--- start AVAILABLE DATA ---

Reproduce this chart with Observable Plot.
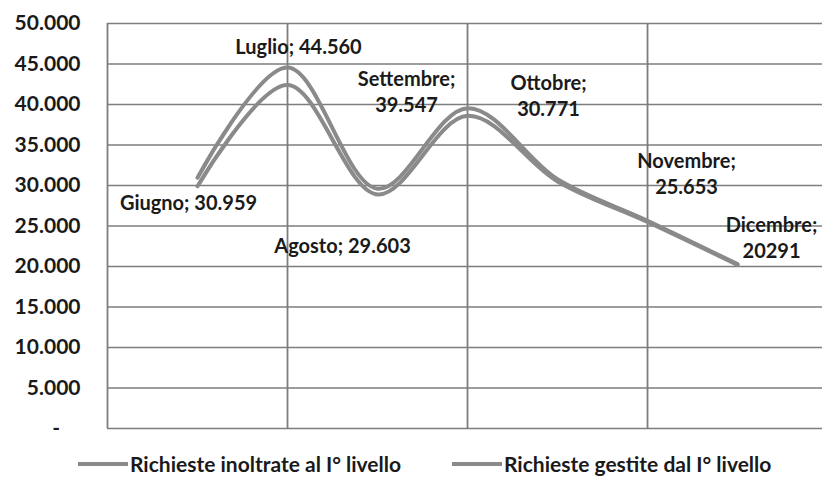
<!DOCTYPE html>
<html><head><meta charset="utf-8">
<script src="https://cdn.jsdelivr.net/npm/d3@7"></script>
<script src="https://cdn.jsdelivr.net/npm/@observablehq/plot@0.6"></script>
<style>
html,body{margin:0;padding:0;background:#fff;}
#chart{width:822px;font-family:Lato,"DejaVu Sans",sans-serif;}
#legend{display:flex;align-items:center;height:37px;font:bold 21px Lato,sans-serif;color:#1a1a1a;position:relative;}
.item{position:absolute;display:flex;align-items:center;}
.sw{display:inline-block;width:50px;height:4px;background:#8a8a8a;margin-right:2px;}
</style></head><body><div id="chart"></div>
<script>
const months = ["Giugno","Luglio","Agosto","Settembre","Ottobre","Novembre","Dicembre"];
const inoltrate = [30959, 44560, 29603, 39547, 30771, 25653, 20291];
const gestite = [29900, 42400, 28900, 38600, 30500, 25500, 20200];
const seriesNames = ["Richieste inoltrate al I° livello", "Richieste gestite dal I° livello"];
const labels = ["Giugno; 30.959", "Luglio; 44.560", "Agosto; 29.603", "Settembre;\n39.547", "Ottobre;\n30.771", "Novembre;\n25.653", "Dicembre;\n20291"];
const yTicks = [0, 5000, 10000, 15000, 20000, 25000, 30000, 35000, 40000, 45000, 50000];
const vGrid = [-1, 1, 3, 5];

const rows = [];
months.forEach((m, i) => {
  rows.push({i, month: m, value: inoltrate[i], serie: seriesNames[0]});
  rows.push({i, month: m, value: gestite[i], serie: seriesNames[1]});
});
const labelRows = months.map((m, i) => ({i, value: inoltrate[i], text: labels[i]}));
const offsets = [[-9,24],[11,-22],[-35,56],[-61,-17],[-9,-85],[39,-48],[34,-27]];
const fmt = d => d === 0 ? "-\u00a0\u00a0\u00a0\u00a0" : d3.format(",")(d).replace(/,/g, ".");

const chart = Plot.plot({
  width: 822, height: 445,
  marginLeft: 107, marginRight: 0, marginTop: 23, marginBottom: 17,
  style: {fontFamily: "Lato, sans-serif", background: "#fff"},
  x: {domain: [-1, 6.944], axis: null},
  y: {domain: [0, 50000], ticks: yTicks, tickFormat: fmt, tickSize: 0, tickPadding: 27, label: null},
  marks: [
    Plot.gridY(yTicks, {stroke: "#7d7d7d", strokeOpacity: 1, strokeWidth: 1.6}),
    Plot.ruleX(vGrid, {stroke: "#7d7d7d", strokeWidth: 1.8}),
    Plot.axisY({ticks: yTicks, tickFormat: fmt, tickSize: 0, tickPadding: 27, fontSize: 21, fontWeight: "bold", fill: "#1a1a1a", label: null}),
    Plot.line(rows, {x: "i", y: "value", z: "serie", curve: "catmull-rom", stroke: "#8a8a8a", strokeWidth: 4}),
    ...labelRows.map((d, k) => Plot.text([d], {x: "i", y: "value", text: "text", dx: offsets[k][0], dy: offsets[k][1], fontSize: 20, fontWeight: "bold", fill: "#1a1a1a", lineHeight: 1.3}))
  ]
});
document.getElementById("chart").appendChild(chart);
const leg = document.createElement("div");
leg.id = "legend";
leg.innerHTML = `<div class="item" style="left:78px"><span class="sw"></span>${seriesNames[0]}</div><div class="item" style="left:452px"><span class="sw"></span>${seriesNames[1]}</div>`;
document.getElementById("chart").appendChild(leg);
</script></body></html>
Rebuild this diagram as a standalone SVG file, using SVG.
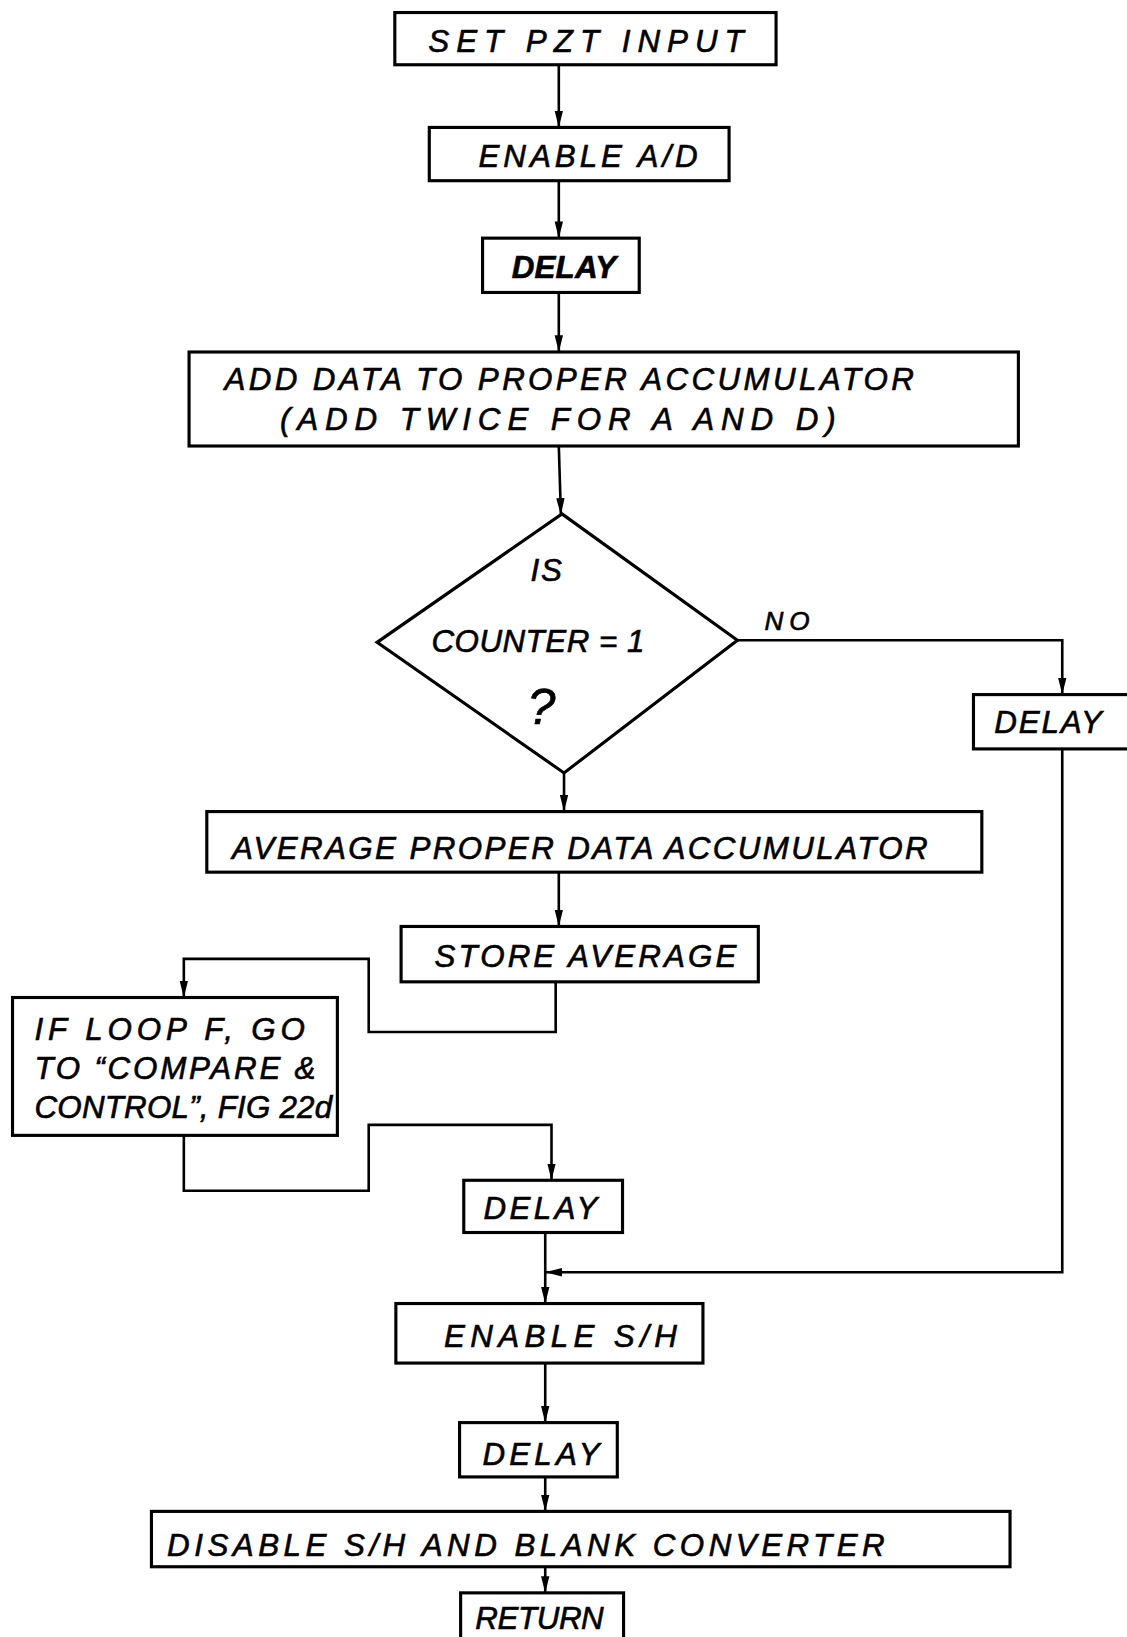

--- end AVAILABLE DATA ---

## STATED TASK
Copy, word for word, the entries above from the first line to the line that holds "const fmt = d". Drop the pictures.

## THE COMPLETED TASK
Reproduce this chart with Observable Plot.
<!DOCTYPE html>
<html><head><meta charset="utf-8">
<script src="https://cdn.jsdelivr.net/npm/d3@7"></script>
<script src="https://cdn.jsdelivr.net/npm/@observablehq/plot@0.6"></script>
<style>
html,body{margin:0;padding:0;background:#fff;}
#chart{width:822px;font-family:Lato,"DejaVu Sans",sans-serif;}
#legend{display:flex;align-items:center;height:37px;font:bold 21px Lato,sans-serif;color:#1a1a1a;position:relative;}
.item{position:absolute;display:flex;align-items:center;}
.sw{display:inline-block;width:50px;height:4px;background:#8a8a8a;margin-right:2px;}
</style></head><body><div id="chart"></div>
<script>
const months = ["Giugno","Luglio","Agosto","Settembre","Ottobre","Novembre","Dicembre"];
const inoltrate = [30959, 44560, 29603, 39547, 30771, 25653, 20291];
const gestite = [29900, 42400, 28900, 38600, 30500, 25500, 20200];
const seriesNames = ["Richieste inoltrate al I° livello", "Richieste gestite dal I° livello"];
const labels = ["Giugno; 30.959", "Luglio; 44.560", "Agosto; 29.603", "Settembre;\n39.547", "Ottobre;\n30.771", "Novembre;\n25.653", "Dicembre;\n20291"];
const yTicks = [0, 5000, 10000, 15000, 20000, 25000, 30000, 35000, 40000, 45000, 50000];
const vGrid = [-1, 1, 3, 5];

const rows = [];
months.forEach((m, i) => {
  rows.push({i, month: m, value: inoltrate[i], serie: seriesNames[0]});
  rows.push({i, month: m, value: gestite[i], serie: seriesNames[1]});
});
const labelRows = months.map((m, i) => ({i, value: inoltrate[i], text: labels[i]}));
const offsets = [[-9,24],[11,-22],[-35,56],[-61,-17],[-9,-85],[39,-48],[34,-27]];
const fmt = d => d === 0 ? "-\u00a0\u00a0\u00a0\u00a0" : d3.format(",")(d).replace(/,/g, ".");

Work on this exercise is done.